Spiritus focuses on integrating these existing technologies into a different operating model.
The Long-Term Infrastructure Question
BlackRock projects that the United States could add 150 GW of new data center capacity by 2030, with a significant portion expected to be supported by natural gas generation. If those forecasts materialize, the decisions made over the next few years could determine the carbon emissions profile of data centers for decades.
For the Spiritus team, that reality reinforces the importance of acting now to help data centers get the speed-to-market power they need while lowering emissions.
“We want to remove the trade-off,” he says. “The long-term goal is that firm power and a credible carbon profile become one decision made at the point of construction.”
Designing for the Next Generation of AI Infrastructure
The next generation of data centers, he believes, will increasingly be designed around that principle.
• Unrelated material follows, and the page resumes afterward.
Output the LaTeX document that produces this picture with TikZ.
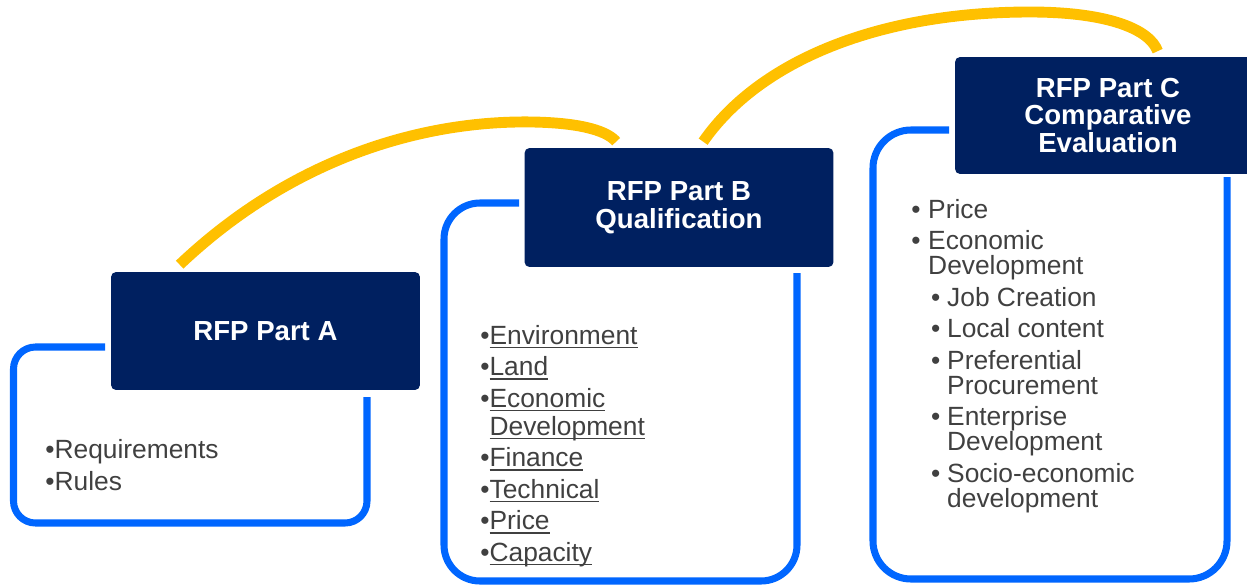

Cadieu is making the case that the next generation of data centers can be built with power, carbon management, and resource planning more tightly integrated.
“Power still has to be firm. Cooling still has to work,” Cadieu says. “The difference is that the carbon question becomes part of the infrastructure itself rather than something sitting outside of it.”
In today’s race to build AI infrastructure, securing power is often the most urgent priority. For Spiritus, the bigger opportunity is ensuring that the power systems built today remain sustainable for the decades ahead.